INSTRUCTION >> Copy out all lines that carry the word "code".

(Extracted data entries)

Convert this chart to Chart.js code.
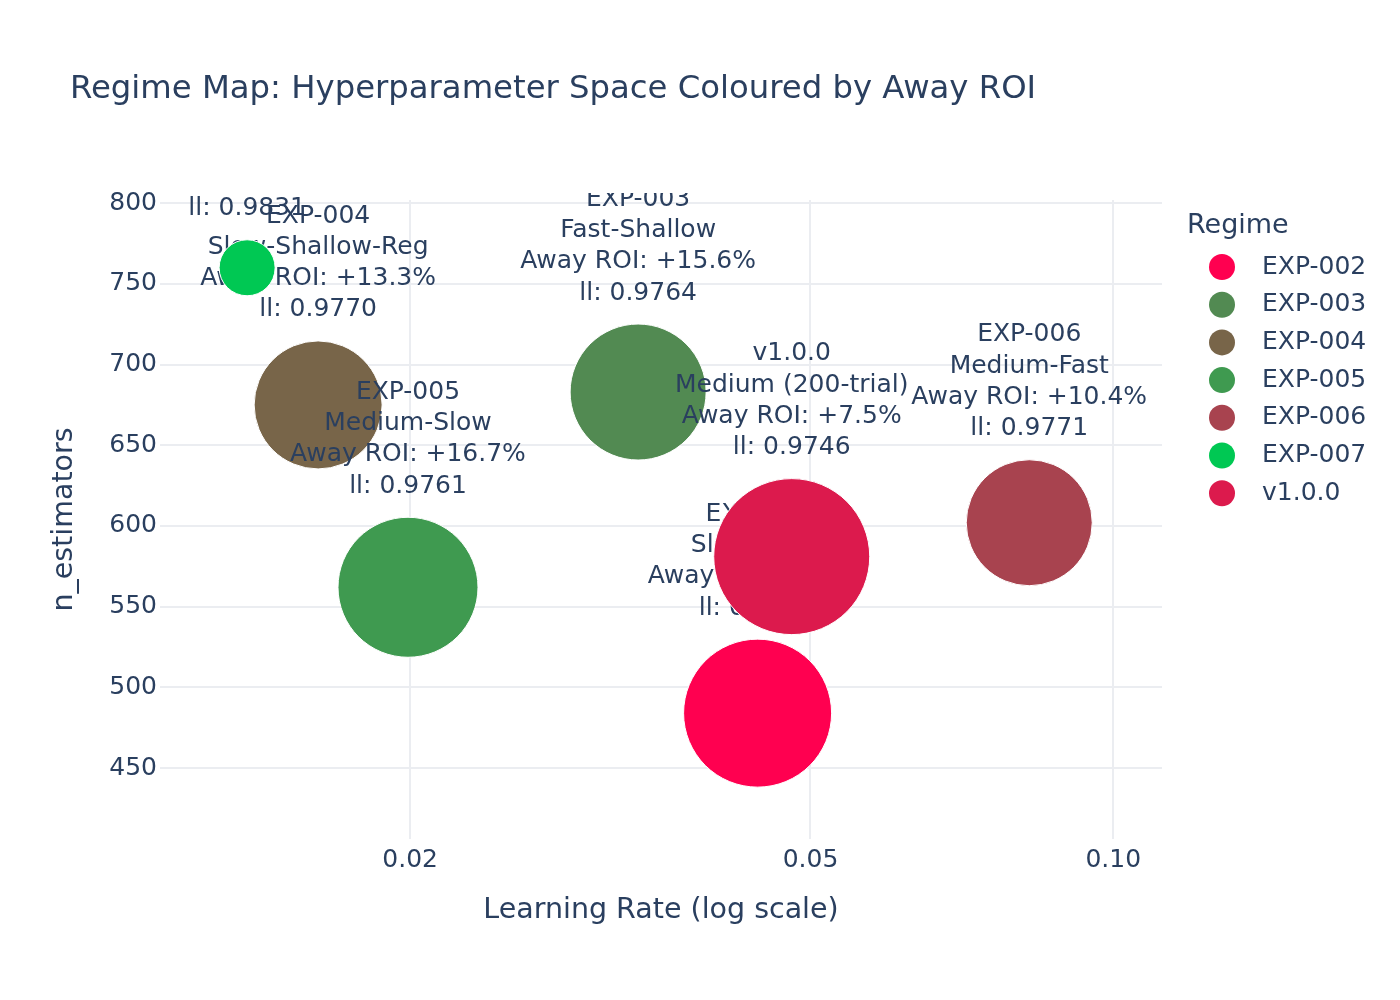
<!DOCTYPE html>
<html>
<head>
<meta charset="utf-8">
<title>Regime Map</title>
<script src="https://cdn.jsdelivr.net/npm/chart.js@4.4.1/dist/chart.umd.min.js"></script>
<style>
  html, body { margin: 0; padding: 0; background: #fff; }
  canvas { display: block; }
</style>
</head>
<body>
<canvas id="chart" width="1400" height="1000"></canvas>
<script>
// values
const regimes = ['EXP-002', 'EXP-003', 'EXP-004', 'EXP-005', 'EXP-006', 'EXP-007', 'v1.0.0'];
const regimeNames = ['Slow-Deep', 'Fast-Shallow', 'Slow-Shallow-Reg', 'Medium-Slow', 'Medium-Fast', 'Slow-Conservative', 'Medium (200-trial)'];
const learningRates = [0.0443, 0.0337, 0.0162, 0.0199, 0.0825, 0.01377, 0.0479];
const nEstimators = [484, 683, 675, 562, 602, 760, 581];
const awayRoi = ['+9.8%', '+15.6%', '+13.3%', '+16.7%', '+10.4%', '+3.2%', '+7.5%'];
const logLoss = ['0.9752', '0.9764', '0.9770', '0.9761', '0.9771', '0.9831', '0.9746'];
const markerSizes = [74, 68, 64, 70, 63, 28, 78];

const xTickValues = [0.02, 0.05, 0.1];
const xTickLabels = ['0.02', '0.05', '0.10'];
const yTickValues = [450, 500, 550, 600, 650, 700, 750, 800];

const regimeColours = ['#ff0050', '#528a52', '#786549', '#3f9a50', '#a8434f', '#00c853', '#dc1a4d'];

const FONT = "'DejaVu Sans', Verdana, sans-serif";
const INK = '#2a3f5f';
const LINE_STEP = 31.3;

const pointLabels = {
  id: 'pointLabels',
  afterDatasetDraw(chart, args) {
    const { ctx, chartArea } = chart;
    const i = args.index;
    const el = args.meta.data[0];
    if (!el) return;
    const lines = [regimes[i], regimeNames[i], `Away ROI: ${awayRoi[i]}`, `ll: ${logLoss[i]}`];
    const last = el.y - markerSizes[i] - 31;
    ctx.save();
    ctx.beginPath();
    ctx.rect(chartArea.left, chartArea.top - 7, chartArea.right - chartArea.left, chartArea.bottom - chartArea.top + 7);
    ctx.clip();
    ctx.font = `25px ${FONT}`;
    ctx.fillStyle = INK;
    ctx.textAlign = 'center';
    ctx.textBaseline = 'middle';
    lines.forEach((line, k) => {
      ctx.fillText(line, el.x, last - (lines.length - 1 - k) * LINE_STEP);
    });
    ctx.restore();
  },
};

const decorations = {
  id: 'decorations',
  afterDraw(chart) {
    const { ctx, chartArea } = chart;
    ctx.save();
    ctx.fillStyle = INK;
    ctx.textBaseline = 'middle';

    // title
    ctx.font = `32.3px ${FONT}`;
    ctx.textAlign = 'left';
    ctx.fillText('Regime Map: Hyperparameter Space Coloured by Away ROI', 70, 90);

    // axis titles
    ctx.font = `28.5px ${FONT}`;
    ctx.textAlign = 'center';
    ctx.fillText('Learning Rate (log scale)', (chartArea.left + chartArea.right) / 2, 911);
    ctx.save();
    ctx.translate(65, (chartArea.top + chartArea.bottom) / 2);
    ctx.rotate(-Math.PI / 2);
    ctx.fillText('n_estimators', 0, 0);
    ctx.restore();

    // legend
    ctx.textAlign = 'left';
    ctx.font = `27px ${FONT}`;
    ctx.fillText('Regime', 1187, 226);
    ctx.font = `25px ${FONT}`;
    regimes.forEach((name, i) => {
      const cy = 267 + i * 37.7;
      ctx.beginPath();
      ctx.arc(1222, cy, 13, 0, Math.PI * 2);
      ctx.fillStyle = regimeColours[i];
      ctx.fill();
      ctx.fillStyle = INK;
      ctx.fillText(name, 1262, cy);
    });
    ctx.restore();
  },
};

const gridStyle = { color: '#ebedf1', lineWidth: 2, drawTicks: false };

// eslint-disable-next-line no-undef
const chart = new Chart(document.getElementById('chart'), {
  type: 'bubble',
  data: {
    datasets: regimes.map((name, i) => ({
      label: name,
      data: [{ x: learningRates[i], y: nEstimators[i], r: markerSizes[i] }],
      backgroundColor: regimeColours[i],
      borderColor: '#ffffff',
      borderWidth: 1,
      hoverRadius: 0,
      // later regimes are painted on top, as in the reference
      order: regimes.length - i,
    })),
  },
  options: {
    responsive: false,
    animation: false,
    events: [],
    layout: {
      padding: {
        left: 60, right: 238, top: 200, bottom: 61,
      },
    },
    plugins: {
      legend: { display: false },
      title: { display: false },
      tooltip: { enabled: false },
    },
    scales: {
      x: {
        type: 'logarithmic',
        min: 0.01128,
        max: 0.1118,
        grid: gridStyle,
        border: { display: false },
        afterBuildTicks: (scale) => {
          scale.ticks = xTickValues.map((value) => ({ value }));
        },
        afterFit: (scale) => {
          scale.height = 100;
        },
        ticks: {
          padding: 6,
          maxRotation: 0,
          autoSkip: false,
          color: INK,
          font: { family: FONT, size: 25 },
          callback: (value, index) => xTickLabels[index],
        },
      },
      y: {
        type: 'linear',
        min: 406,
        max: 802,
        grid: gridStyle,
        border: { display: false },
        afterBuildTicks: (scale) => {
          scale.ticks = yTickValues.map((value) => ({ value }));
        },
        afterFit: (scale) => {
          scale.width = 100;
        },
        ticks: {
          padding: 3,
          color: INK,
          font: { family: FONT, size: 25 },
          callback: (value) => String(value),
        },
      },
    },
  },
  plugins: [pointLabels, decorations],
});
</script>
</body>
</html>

* * *

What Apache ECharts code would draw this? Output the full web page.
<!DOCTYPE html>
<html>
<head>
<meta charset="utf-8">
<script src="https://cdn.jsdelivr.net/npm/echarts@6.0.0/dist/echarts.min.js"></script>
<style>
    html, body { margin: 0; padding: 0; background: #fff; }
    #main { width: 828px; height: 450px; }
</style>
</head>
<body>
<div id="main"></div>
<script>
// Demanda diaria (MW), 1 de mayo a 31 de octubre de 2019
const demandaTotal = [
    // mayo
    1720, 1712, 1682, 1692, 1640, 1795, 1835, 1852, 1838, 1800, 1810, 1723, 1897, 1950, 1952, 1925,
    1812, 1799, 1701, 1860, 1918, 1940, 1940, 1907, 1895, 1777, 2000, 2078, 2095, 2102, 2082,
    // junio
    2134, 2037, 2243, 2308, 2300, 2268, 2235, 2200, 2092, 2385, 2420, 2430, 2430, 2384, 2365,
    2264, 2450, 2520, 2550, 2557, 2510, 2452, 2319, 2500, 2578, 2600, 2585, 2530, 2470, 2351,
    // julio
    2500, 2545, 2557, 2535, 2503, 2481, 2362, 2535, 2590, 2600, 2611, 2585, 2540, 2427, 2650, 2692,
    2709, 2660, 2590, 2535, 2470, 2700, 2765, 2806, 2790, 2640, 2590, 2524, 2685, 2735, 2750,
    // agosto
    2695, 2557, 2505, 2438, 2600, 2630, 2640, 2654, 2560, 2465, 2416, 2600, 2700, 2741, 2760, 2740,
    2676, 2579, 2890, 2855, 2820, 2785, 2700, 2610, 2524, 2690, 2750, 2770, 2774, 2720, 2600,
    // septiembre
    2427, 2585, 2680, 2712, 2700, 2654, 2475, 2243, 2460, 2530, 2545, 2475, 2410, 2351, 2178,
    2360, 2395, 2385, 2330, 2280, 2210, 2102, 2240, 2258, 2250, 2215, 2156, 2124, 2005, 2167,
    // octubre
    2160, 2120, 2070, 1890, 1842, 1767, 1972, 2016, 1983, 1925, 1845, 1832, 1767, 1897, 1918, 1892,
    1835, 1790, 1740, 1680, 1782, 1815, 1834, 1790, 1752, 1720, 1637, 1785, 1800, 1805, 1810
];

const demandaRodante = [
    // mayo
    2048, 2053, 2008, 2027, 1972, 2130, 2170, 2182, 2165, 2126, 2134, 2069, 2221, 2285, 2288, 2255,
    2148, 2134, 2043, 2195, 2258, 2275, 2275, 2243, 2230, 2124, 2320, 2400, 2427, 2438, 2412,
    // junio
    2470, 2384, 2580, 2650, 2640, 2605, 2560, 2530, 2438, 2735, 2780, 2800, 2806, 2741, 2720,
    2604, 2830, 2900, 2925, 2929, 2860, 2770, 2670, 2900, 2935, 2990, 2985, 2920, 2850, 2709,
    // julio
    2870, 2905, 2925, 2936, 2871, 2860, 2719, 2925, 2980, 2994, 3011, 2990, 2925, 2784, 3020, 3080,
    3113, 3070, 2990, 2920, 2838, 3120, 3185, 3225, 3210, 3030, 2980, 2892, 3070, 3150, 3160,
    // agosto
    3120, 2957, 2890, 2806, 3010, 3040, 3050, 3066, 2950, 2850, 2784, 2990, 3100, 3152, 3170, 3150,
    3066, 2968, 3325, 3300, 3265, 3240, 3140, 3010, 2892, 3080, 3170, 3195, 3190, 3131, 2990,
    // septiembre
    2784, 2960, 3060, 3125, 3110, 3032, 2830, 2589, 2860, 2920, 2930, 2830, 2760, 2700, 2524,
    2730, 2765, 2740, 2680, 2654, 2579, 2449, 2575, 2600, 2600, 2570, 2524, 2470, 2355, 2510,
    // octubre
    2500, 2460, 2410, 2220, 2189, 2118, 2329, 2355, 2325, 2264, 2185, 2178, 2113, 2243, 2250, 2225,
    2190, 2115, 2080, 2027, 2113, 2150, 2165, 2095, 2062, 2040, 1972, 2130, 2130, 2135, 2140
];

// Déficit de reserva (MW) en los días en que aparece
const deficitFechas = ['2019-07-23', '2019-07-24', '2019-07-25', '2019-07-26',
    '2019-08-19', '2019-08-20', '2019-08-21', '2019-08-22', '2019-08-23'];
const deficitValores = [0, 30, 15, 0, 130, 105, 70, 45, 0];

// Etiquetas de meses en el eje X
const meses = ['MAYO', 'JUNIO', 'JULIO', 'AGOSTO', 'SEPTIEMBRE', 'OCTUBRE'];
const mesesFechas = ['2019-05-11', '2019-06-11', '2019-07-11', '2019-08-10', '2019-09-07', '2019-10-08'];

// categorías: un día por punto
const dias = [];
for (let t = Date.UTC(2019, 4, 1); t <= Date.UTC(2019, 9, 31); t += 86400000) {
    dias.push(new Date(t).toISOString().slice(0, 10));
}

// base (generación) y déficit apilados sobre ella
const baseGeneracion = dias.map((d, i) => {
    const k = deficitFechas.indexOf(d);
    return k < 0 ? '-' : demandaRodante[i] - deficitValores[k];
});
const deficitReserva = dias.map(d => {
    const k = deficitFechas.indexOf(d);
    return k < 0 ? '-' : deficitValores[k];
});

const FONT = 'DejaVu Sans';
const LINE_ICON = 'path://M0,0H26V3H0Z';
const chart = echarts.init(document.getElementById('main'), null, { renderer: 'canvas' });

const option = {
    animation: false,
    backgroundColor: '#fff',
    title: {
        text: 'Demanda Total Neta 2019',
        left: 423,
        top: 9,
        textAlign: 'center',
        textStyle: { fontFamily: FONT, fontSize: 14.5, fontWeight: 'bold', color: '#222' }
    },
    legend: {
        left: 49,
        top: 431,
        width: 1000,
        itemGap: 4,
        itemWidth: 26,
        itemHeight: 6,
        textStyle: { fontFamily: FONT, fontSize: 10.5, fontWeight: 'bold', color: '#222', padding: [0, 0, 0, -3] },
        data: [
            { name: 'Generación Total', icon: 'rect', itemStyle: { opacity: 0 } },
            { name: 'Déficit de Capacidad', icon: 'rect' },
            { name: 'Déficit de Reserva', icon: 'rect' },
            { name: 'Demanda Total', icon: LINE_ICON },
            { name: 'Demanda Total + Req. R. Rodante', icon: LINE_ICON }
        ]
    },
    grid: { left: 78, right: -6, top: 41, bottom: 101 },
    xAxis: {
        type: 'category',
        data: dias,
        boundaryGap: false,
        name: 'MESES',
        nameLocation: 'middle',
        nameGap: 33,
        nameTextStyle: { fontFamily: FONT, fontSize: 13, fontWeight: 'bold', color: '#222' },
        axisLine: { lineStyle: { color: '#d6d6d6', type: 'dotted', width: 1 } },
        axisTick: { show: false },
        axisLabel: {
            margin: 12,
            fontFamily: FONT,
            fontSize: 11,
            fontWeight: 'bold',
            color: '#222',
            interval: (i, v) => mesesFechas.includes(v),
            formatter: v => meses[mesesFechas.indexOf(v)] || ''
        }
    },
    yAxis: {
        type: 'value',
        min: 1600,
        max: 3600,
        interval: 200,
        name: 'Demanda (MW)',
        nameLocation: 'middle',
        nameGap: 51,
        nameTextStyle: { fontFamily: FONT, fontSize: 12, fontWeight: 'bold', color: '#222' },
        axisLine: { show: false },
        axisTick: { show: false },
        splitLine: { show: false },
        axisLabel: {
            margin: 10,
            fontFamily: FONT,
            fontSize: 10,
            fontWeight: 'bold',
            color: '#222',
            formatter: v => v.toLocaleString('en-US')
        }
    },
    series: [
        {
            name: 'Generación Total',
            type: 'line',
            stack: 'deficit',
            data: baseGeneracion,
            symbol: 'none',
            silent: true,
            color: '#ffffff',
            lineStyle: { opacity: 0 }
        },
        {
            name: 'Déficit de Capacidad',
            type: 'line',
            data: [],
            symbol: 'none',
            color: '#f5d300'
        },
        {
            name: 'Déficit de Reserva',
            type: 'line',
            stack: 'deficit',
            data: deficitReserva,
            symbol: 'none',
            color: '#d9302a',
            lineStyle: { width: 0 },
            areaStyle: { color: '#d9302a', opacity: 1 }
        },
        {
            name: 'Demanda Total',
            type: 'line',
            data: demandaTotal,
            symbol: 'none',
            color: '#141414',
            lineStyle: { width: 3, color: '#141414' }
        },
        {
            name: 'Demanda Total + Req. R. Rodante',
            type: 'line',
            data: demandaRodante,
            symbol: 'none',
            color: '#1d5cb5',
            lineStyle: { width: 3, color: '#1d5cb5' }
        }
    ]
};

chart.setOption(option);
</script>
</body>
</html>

COMPLETED TASK >>
Convert this chart to Chart.js code.
What Apache ECharts code would draw this? Output the full web page.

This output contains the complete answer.